_TASK STATEMENT_
Emit an exact copy of the lines running from the start of the records to the line containing "ax = fig.add_axes([0.0842, 0.1237, 0.8958, 0.781])", both included.

○ ○ ○ ○

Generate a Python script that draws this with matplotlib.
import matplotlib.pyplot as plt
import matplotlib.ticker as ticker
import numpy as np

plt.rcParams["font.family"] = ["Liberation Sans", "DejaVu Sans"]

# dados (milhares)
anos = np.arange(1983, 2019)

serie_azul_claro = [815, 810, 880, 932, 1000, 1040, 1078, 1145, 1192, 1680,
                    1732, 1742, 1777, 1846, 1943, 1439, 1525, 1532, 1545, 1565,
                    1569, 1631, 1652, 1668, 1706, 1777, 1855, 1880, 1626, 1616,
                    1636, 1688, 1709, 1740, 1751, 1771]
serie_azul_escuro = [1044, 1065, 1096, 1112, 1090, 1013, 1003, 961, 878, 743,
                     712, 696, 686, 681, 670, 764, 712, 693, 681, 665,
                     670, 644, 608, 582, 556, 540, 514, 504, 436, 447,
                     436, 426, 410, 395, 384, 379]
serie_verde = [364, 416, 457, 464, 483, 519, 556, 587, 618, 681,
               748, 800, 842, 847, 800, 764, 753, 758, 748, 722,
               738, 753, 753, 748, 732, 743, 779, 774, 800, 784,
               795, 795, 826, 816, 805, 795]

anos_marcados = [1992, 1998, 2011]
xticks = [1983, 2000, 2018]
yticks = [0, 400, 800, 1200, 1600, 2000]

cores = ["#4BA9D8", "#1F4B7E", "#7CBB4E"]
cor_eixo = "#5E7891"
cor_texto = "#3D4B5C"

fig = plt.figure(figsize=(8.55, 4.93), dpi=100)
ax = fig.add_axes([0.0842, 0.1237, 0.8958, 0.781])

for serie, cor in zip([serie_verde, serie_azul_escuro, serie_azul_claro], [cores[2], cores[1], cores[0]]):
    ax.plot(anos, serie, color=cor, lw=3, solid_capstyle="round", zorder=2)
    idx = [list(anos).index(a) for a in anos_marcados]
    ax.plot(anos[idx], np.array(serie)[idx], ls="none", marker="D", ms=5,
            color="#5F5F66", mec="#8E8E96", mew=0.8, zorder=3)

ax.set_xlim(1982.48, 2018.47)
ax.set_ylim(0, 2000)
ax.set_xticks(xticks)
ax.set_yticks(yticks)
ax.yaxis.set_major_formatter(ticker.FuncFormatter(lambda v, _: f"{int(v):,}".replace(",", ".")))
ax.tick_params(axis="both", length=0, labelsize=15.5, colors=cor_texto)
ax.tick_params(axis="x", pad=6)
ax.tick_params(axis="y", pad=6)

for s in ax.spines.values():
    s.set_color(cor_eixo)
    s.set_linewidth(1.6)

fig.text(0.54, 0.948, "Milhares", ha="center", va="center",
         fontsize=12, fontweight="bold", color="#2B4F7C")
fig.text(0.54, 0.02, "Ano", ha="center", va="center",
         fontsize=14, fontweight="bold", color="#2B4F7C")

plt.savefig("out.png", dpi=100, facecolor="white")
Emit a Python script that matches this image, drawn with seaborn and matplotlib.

○ ○ ○ ○

_EXERCISE RESPONSE_
Generate a Python script that draws this with matplotlib.
import matplotlib.pyplot as plt
import matplotlib.ticker as ticker
import numpy as np

plt.rcParams["font.family"] = ["Liberation Sans", "DejaVu Sans"]

# dados (milhares)
anos = np.arange(1983, 2019)

serie_azul_claro = [815, 810, 880, 932, 1000, 1040, 1078, 1145, 1192, 1680,
                    1732, 1742, 1777, 1846, 1943, 1439, 1525, 1532, 1545, 1565,
                    1569, 1631, 1652, 1668, 1706, 1777, 1855, 1880, 1626, 1616,
                    1636, 1688, 1709, 1740, 1751, 1771]
serie_azul_escuro = [1044, 1065, 1096, 1112, 1090, 1013, 1003, 961, 878, 743,
                     712, 696, 686, 681, 670, 764, 712, 693, 681, 665,
                     670, 644, 608, 582, 556, 540, 514, 504, 436, 447,
                     436, 426, 410, 395, 384, 379]
serie_verde = [364, 416, 457, 464, 483, 519, 556, 587, 618, 681,
               748, 800, 842, 847, 800, 764, 753, 758, 748, 722,
               738, 753, 753, 748, 732, 743, 779, 774, 800, 784,
               795, 795, 826, 816, 805, 795]

anos_marcados = [1992, 1998, 2011]
xticks = [1983, 2000, 2018]
yticks = [0, 400, 800, 1200, 1600, 2000]

cores = ["#4BA9D8", "#1F4B7E", "#7CBB4E"]
cor_eixo = "#5E7891"
cor_texto = "#3D4B5C"

fig = plt.figure(figsize=(8.55, 4.93), dpi=100)
ax = fig.add_axes([0.0842, 0.1237, 0.8958, 0.781])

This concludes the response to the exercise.